Fog, flat white fog, everywhere this morning. It is clear at my feet, but then when I look up, there is no sun, no sky, nothing beyond a short sight. But I know it is all there: the mountains, the sun, the lake, the blue sky, the future.
I am forced to pay attention to my feet and trust the horizon. I am directed to each single step, maybe 6 feet in front of me, and trust the Way to the Presence that permeates even deeper than the mist.
The trees stand very still this morning, listening for Sol’s footsteps in the east. Even she is a disk without shining beyond the veil of white. I find that center and walk with the ghosts of my parents, crying my humanness, laughing my spirit.
With just a few words, I feel lost again.
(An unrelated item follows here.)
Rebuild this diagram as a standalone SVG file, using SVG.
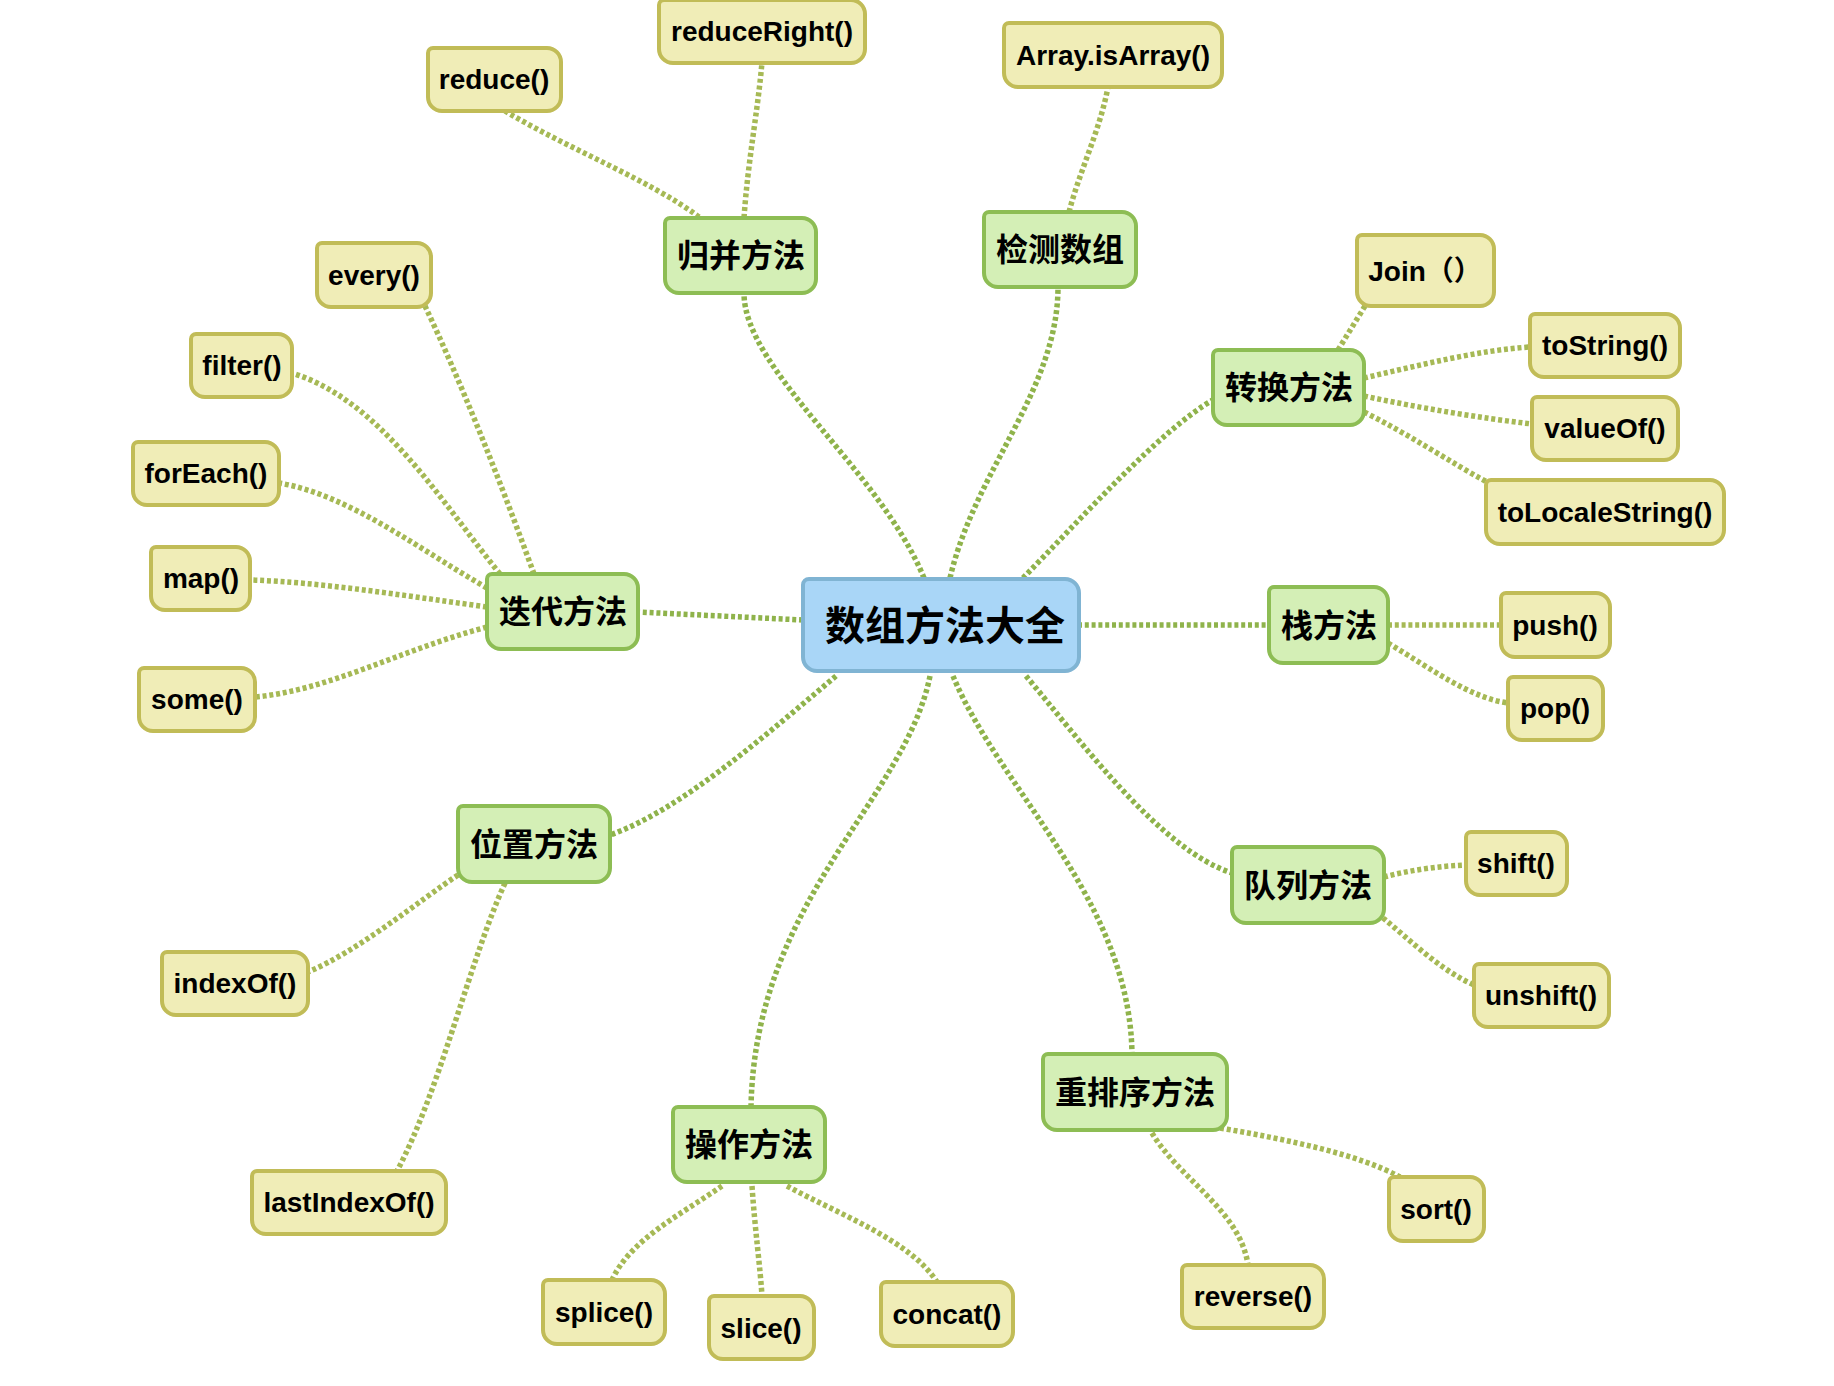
<svg xmlns="http://www.w3.org/2000/svg" width="1834" height="1386" viewBox="0 0 1834 1386">
<style>
.bg{fill:#ffffff}
.conn path{fill:none;stroke:#a6b955;stroke-width:5.5;stroke-dasharray:4 2.8}
.conn path.k1{stroke:#8fb34b}
.root{fill:#a9d6f7;stroke:#80b4d3;stroke-width:4}
.l1{fill:#d4efb6;stroke:#8dbd54;stroke-width:4}
.l2{fill:#f0edb7;stroke:#c1bc57;stroke-width:4}
.t2{font-family:"Liberation Sans","Noto Sans CJK SC",Arial,sans-serif;font-weight:bold;font-size:28px;fill:#000;text-anchor:middle}
.t1{font-family:"Noto Sans CJK SC","Noto Sans CJK JP",sans-serif;font-weight:bold;font-size:32px;fill:#000;text-anchor:middle}
.t0{font-family:"Noto Sans CJK SC","Noto Sans CJK JP",sans-serif;font-weight:bold;font-size:40px;fill:#000;text-anchor:middle}
</style>
<rect class="bg" x="0" y="0" width="1834" height="1386"/>
<g id="connectors" class="conn">
<path class="k1" d="M924,578 C880,470 744,370 744,293"/>
<path class="k1" d="M950,578 C975,470 1058,390 1058,287"/>
<path class="k1" d="M1023,578 C1080,520 1160,430 1213,400"/>
<path class="k1" d="M1078,625 L1269,625"/>
<path class="k1" d="M1026,676 C1080,740 1160,850 1232,873"/>
<path class="k1" d="M953,676 C1000,790 1130,900 1132,1054"/>
<path class="k1" d="M930,676 C905,800 755,900 751,1107"/>
<path class="k1" d="M836,676 C760,740 680,810 610,835"/>
<path class="k1" d="M803,620 L638,612"/>
<path d="M699,217 C650,180 570,150 505,111"/>
<path d="M744,218 C748,160 758,110 762,62"/>
<path d="M1069,212 C1080,170 1100,130 1108,87"/>
<path d="M1338,350 L1365,306"/>
<path d="M1364,378 C1420,365 1480,350 1530,347"/>
<path d="M1364,396 C1420,408 1480,418 1532,424"/>
<path d="M1364,412 C1410,435 1450,462 1487,482"/>
<path d="M1388,625 L1501,625"/>
<path d="M1388,643 C1430,668 1470,698 1508,703"/>
<path d="M1384,877 C1410,870 1440,866 1466,865"/>
<path d="M1383,918 C1410,940 1440,970 1474,985"/>
<path d="M1220,1128 C1290,1140 1360,1155 1400,1177"/>
<path d="M1152,1133 C1180,1180 1240,1210 1248,1265"/>
<path d="M722,1186 C680,1215 630,1240 612,1280"/>
<path d="M752,1186 C755,1230 760,1265 762,1296"/>
<path d="M787,1186 C840,1215 910,1240 937,1282"/>
<path d="M458,875 C420,900 360,950 308,972"/>
<path d="M505,883 C470,960 440,1090 397,1171"/>
<path d="M534,574 C500,480 460,380 425,306"/>
<path d="M500,574 C440,500 380,400 292,373"/>
<path d="M487,588 C420,550 350,495 279,483"/>
<path d="M487,607 C400,595 320,582 250,580"/>
<path d="M487,627 C400,650 330,690 255,697"/>
</g>
<g id="root"><path class="root" d="M809,579 h256 a14,14 0 0 1 14,14 v64 a14,14 0 0 1 -14,14 h-248 a14,14 0 0 1 -14,-14 v-72 a6,6 0 0 1 6,-6 z"/><text class="t0" x="945" y="640">数组方法大全</text></g>
<g id="n-guibing"><path class="l1" d="M670,218 h132 a14,14 0 0 1 14,14 v47 a14,14 0 0 1 -14,14 h-123 a14,14 0 0 1 -14,-14 v-56 a5,5 0 0 1 5,-5 z"/><text class="t1" x="741" y="267">归并方法</text></g>
<g id="n-jiance"><path class="l1" d="M989,212 h133 a14,14 0 0 1 14,14 v47 a14,14 0 0 1 -14,14 h-124 a14,14 0 0 1 -14,-14 v-56 a5,5 0 0 1 5,-5 z"/><text class="t1" x="1060" y="261">检测数组</text></g>
<g id="n-zhuanhuan"><path class="l1" d="M1218,350 h132 a14,14 0 0 1 14,14 v47 a14,14 0 0 1 -14,14 h-123 a14,14 0 0 1 -14,-14 v-56 a5,5 0 0 1 5,-5 z"/><text class="t1" x="1289" y="399">转换方法</text></g>
<g id="n-zhan"><path class="l1" d="M1274,587 h100 a14,14 0 0 1 14,14 v48 a14,14 0 0 1 -14,14 h-91 a14,14 0 0 1 -14,-14 v-57 a5,5 0 0 1 5,-5 z"/><text class="t1" x="1329" y="637">栈方法</text></g>
<g id="n-duilie"><path class="l1" d="M1237,847 h133 a14,14 0 0 1 14,14 v48 a14,14 0 0 1 -14,14 h-124 a14,14 0 0 1 -14,-14 v-57 a5,5 0 0 1 5,-5 z"/><text class="t1" x="1308" y="897">队列方法</text></g>
<g id="n-chongpaixu"><path class="l1" d="M1048,1054 h165 a14,14 0 0 1 14,14 v48 a14,14 0 0 1 -14,14 h-156 a14,14 0 0 1 -14,-14 v-57 a5,5 0 0 1 5,-5 z"/><text class="t1" x="1135" y="1104">重排序方法</text></g>
<g id="n-caozuo"><path class="l1" d="M678,1107 h133 a14,14 0 0 1 14,14 v47 a14,14 0 0 1 -14,14 h-124 a14,14 0 0 1 -14,-14 v-56 a5,5 0 0 1 5,-5 z"/><text class="t1" x="749" y="1156">操作方法</text></g>
<g id="n-weizhi"><path class="l1" d="M463,806 h133 a14,14 0 0 1 14,14 v48 a14,14 0 0 1 -14,14 h-124 a14,14 0 0 1 -14,-14 v-57 a5,5 0 0 1 5,-5 z"/><text class="t1" x="534" y="856">位置方法</text></g>
<g id="n-diedai"><path class="l1" d="M492,574 h132 a14,14 0 0 1 14,14 v47 a14,14 0 0 1 -14,14 h-123 a14,14 0 0 1 -14,-14 v-56 a5,5 0 0 1 5,-5 z"/><text class="t1" x="563" y="623">迭代方法</text></g>
<g id="n-reduce"><path class="l2" d="M433,48 h114 a14,14 0 0 1 14,14 v35 a14,14 0 0 1 -14,14 h-105 a14,14 0 0 1 -14,-14 v-44 a5,5 0 0 1 5,-5 z"/><text class="t2" x="494" y="89">reduce()</text></g>
<g id="n-reduceRight"><path class="l2" d="M664,0 h187 a14,14 0 0 1 14,14 v35 a14,14 0 0 1 -14,14 h-178 a14,14 0 0 1 -14,-14 v-44 a5,5 0 0 1 5,-5 z"/><text class="t2" x="762" y="41">reduceRight()</text></g>
<g id="n-isArray"><path class="l2" d="M1009,23 h199 a14,14 0 0 1 14,14 v36 a14,14 0 0 1 -14,14 h-190 a14,14 0 0 1 -14,-14 v-45 a5,5 0 0 1 5,-5 z"/><text class="t2" x="1113" y="65">Array.isArray()</text></g>
<g id="n-join"><path class="l2" d="M1362,235 h118 a14,14 0 0 1 14,14 v43 a14,14 0 0 1 -14,14 h-109 a14,14 0 0 1 -14,-14 v-52 a5,5 0 0 1 5,-5 z"/><text class="t2" x="1425" y="281">Join（）</text></g>
<g id="n-toString"><path class="l2" d="M1535,314 h131 a14,14 0 0 1 14,14 v35 a14,14 0 0 1 -14,14 h-122 a14,14 0 0 1 -14,-14 v-44 a5,5 0 0 1 5,-5 z"/><text class="t2" x="1605" y="355">toString()</text></g>
<g id="n-valueOf"><path class="l2" d="M1537,397 h127 a14,14 0 0 1 14,14 v35 a14,14 0 0 1 -14,14 h-118 a14,14 0 0 1 -14,-14 v-44 a5,5 0 0 1 5,-5 z"/><text class="t2" x="1605" y="438">valueOf()</text></g>
<g id="n-toLocaleString"><path class="l2" d="M1491,480 h219 a14,14 0 0 1 14,14 v36 a14,14 0 0 1 -14,14 h-210 a14,14 0 0 1 -14,-14 v-45 a5,5 0 0 1 5,-5 z"/><text class="t2" x="1605" y="522">toLocaleString()</text></g>
<g id="n-push"><path class="l2" d="M1506,593 h90 a14,14 0 0 1 14,14 v36 a14,14 0 0 1 -14,14 h-81 a14,14 0 0 1 -14,-14 v-45 a5,5 0 0 1 5,-5 z"/><text class="t2" x="1555" y="635">push()</text></g>
<g id="n-pop"><path class="l2" d="M1513,677 h76 a14,14 0 0 1 14,14 v35 a14,14 0 0 1 -14,14 h-67 a14,14 0 0 1 -14,-14 v-44 a5,5 0 0 1 5,-5 z"/><text class="t2" x="1555" y="718">pop()</text></g>
<g id="n-shift"><path class="l2" d="M1471,832 h82 a14,14 0 0 1 14,14 v35 a14,14 0 0 1 -14,14 h-73 a14,14 0 0 1 -14,-14 v-44 a5,5 0 0 1 5,-5 z"/><text class="t2" x="1516" y="873">shift()</text></g>
<g id="n-unshift"><path class="l2" d="M1479,964 h116 a14,14 0 0 1 14,14 v35 a14,14 0 0 1 -14,14 h-107 a14,14 0 0 1 -14,-14 v-44 a5,5 0 0 1 5,-5 z"/><text class="t2" x="1541" y="1005">unshift()</text></g>
<g id="n-sort"><path class="l2" d="M1394,1177 h76 a14,14 0 0 1 14,14 v36 a14,14 0 0 1 -14,14 h-67 a14,14 0 0 1 -14,-14 v-45 a5,5 0 0 1 5,-5 z"/><text class="t2" x="1436" y="1219">sort()</text></g>
<g id="n-reverse"><path class="l2" d="M1187,1265 h123 a14,14 0 0 1 14,14 v35 a14,14 0 0 1 -14,14 h-114 a14,14 0 0 1 -14,-14 v-44 a5,5 0 0 1 5,-5 z"/><text class="t2" x="1253" y="1306">reverse()</text></g>
<g id="n-concat"><path class="l2" d="M886,1282 h113 a14,14 0 0 1 14,14 v36 a14,14 0 0 1 -14,14 h-104 a14,14 0 0 1 -14,-14 v-45 a5,5 0 0 1 5,-5 z"/><text class="t2" x="947" y="1324">concat()</text></g>
<g id="n-slice"><path class="l2" d="M714,1296 h86 a14,14 0 0 1 14,14 v35 a14,14 0 0 1 -14,14 h-77 a14,14 0 0 1 -14,-14 v-44 a5,5 0 0 1 5,-5 z"/><text class="t2" x="761" y="1338">slice()</text></g>
<g id="n-splice"><path class="l2" d="M548,1280 h103 a14,14 0 0 1 14,14 v36 a14,14 0 0 1 -14,14 h-94 a14,14 0 0 1 -14,-14 v-45 a5,5 0 0 1 5,-5 z"/><text class="t2" x="604" y="1322">splice()</text></g>
<g id="n-lastIndexOf"><path class="l2" d="M257,1171 h175 a14,14 0 0 1 14,14 v35 a14,14 0 0 1 -14,14 h-166 a14,14 0 0 1 -14,-14 v-44 a5,5 0 0 1 5,-5 z"/><text class="t2" x="349" y="1212">lastIndexOf()</text></g>
<g id="n-indexOf"><path class="l2" d="M167,952 h127 a14,14 0 0 1 14,14 v35 a14,14 0 0 1 -14,14 h-118 a14,14 0 0 1 -14,-14 v-44 a5,5 0 0 1 5,-5 z"/><text class="t2" x="235" y="993">indexOf()</text></g>
<g id="n-some"><path class="l2" d="M144,668 h97 a14,14 0 0 1 14,14 v35 a14,14 0 0 1 -14,14 h-88 a14,14 0 0 1 -14,-14 v-44 a5,5 0 0 1 5,-5 z"/><text class="t2" x="197" y="709">some()</text></g>
<g id="n-map"><path class="l2" d="M156,547 h80 a14,14 0 0 1 14,14 v35 a14,14 0 0 1 -14,14 h-71 a14,14 0 0 1 -14,-14 v-44 a5,5 0 0 1 5,-5 z"/><text class="t2" x="201" y="588">map()</text></g>
<g id="n-forEach"><path class="l2" d="M138,442 h127 a14,14 0 0 1 14,14 v35 a14,14 0 0 1 -14,14 h-118 a14,14 0 0 1 -14,-14 v-44 a5,5 0 0 1 5,-5 z"/><text class="t2" x="206" y="483">forEach()</text></g>
<g id="n-filter"><path class="l2" d="M196,334 h82 a14,14 0 0 1 14,14 v35 a14,14 0 0 1 -14,14 h-73 a14,14 0 0 1 -14,-14 v-44 a5,5 0 0 1 5,-5 z"/><text class="t2" x="242" y="375">filter()</text></g>
<g id="n-every"><path class="l2" d="M322,243 h95 a14,14 0 0 1 14,14 v36 a14,14 0 0 1 -14,14 h-86 a14,14 0 0 1 -14,-14 v-45 a5,5 0 0 1 5,-5 z"/><text class="t2" x="374" y="285">every()</text></g>
</svg>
I can’t remember things, I doubt myself, I am scared. “Lions and tigers and bears” seem to lurk in the shadows of the day and I am frozen in some small nagging fear of “not enough.”
Today I lean on my memories. The caressing ease of her hand on Her knee. The towering tall bulk of the Elephant that shields me, carries me and removes all obstacles. I will let Him remember for me. The quicksilver Fairy that flutters and flies around me with messages whispered as sweet nothings in my ear. The wise Sophia Spirit that reminds me the day is easy, actions flow, Path never disappears beneath my cherished feet.
Step Spirit, step human, step Spirit, step.